Di berbagai negara lain sudah muncul masalah serius terkait game online. Di AS, ayah tiga anak berusia 35 tahun tewas setelah main game 22 jam nonstop. Cina, pria 20 tahun juga tewas setelah main game online 9 jam setiap hari selama 5 bulan. India sudah mengambil tindakan serius terhadap pecandu game online dengan menangkap jika ketahuan memainkan PUBG. Seperti yang diberitakan dengan judul "Ketahuan main game Pubg, puluhan siswa ditahan" (Digitalnews.id, 20/3/2019) dan "10 siswa India ditangkap gara-gara main Pubg" (Merdeka.com)
Di Indonesia sendiri kecanduan game online memicu tindakan kriminal. Pernah dilaporkan ada kasus tujuh remaja yang mencuri uang, rokok, dan tabung gas di toko untuk membayar sewa alat game online. Dua remaja merampok penjual nasi goreng untuk mendapatkan uang yang dipakai main game online. (Theconversation, 4/7/2018)
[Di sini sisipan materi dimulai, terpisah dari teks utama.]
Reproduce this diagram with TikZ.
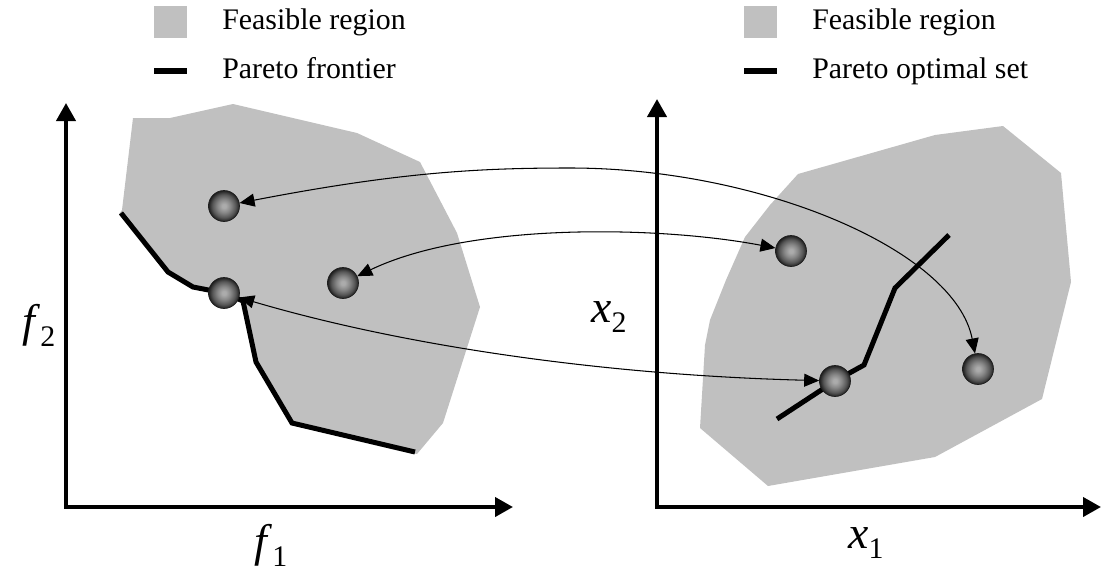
\documentclass[tikz,border=0pt]{standalone}
\usepackage{fontspec}
\setmainfont{Liberation Serif}
\usetikzlibrary{arrows.meta}
\definecolor{regiongray}{HTML}{C0C0C0}
\definecolor{sphc}{HTML}{ACACAC}
\definecolor{sphb}{HTML}{868686}
\definecolor{spha}{HTML}{555555}
\definecolor{sphd}{HTML}{1E1E1E}
\pgfdeclareradialshading{sphereshade}{\pgfpoint{0bp}{0bp}}{color(0bp)=(sphc); color(3bp)=(sphc); color(11bp)=(sphb); color(19bp)=(spha); color(25bp)=(sphd); color(50bp)=(sphd)}
\newcommand{\axlab}[2]{\fontsize{26}{26}\selectfont\textit{#1}\raisebox{-0.24em}{\fontsize{17}{17}\selectfont #2}}
\tikzset{
  region/.style={fill=regiongray, draw=none},
  axisline/.style={line width=0.08cm, {Triangle[length=0.36cm,width=0.38cm]}-{Triangle[length=0.36cm,width=0.38cm]}},
  paretoline/.style={line width=0.1cm, line join=miter},
  sphere/.style={circle, minimum size=0.62cm, inner sep=0pt, shading=sphereshade, draw=sphd, line width=0.4pt},
  maparrow/.style={line width=0.6pt, {Triangle[length=0.3cm,width=0.26cm]}-{Triangle[length=0.3cm,width=0.26cm]}},
  legtext/.style={anchor=base west, inner sep=0pt, font=\fontsize{17}{17}\selectfont},
  axlabel/.style={anchor=base west, inner sep=0pt},
  legbox/.style={fill=regiongray, draw=none, minimum size=0.66cm, inner sep=0pt},
  legbar/.style={fill=black, draw=none, minimum width=0.66cm, minimum height=0.12cm, inner sep=0pt}
}
\begin{document}
\begin{tikzpicture}[x=0.02cm, y=-0.02cm]
\useasboundingbox (0,0) rectangle (1101,575);

% feasible regions
\fill[region] (133,118) -- (170,118) -- (233,104) -- (357,133) -- (420,162) -- (457,233) -- (480,307) -- (443,423) -- (417,454) -- (292,425) -- (255,363) -- (242,302) -- (224,295) -- (192,289) -- (167,274) -- (119,214) -- (122,210) -- cycle;
\fill[region] (798,174) -- (935,135) -- (1003,126) -- (1061,173) -- (1071,282) -- (1042,399) -- (935,457) -- (768,486) -- (700,428) -- (705,345) -- (710,320) -- (726,280) -- (745,237) -- (770,205) -- cycle;

% axes
\coordinate (ly) at (66,103);
\coordinate (lx) at (513,507);
\coordinate (ry) at (657,99);
\coordinate (rx) at (1101,507);
\draw[axisline] (ly) |- (lx);
\draw[axisline] (ry) |- (rx);

% Pareto frontier / optimal set
\draw[paretoline] (121,213) -- (168,272) -- (193,287) -- (224,293) -- (243,301) -- (256,362) -- (292,423) -- (415,452);
\draw[paretoline] (777,419) -- (835,381) -- (864,365) -- (895,288) -- (949,235);

% solutions
\node[sphere] (s1) at (224,206) {};
\node[sphere] (s2) at (224,293) {};
\node[sphere] (s3) at (343,283) {};
\node[sphere] (s4) at (791,251) {};
\node[sphere] (s5) at (835,381) {};
\node[sphere] (s6) at (978,369) {};

% mappings
\coordinate (m1) at (570,168);
\draw[maparrow] (s1) .. controls (400,172) and (480,168) .. (m1) .. controls (760,168) and (955,250) .. (s6);
\draw[maparrow] (s3) .. controls (470,222) and (660,226) .. (s4);
\draw[maparrow] (s2) .. controls (400,345) and (600,375) .. (s5);

% legends
\node[legbox] (lb1) at (170,22) {};
\node[legbar] (lb2) at (170,71) {};
\node[legtext] (lt1) at (222,29) {Feasible region};
\node[legtext] (lt2) at (222,78) {Pareto frontier};
\node[legbox] (rb1) at (760,22) {};
\node[legbar] (rb2) at (760,71) {};
\node[legtext] (rt1) at (812,29) {Feasible region};
\node[legtext] (rt2) at (812,78) {Pareto optimal set};

% axis labels
\node[axlabel] (f2) at (22,336) {\axlab{f}{2}};
\node[axlabel] (f1) at (254,556) {\axlab{f}{1}};
\node[axlabel] (x2) at (591,322) {\axlab{x}{2}};
\node[axlabel] (x1) at (848,548) {\axlab{x}{1}};
\end{tikzpicture}
\end{document}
Sumber media yang sama mengabarkan berdasarkan data 2017 saja Indonesia menurut lembaga riset pemasaran asal Amsterdam, Newzoo, ada 43,7 juta gamer (56% diantaranya laki-laki) yang membelanjakan total UU$ 880 juta. 6,1% pemain game mengalami kecanduan dan diperkirakan saat ini 2,7 juta pemain game kecanduan. Indonesia bahkan mendulang jumlah pemain game terbanyak di Asia Tenggara.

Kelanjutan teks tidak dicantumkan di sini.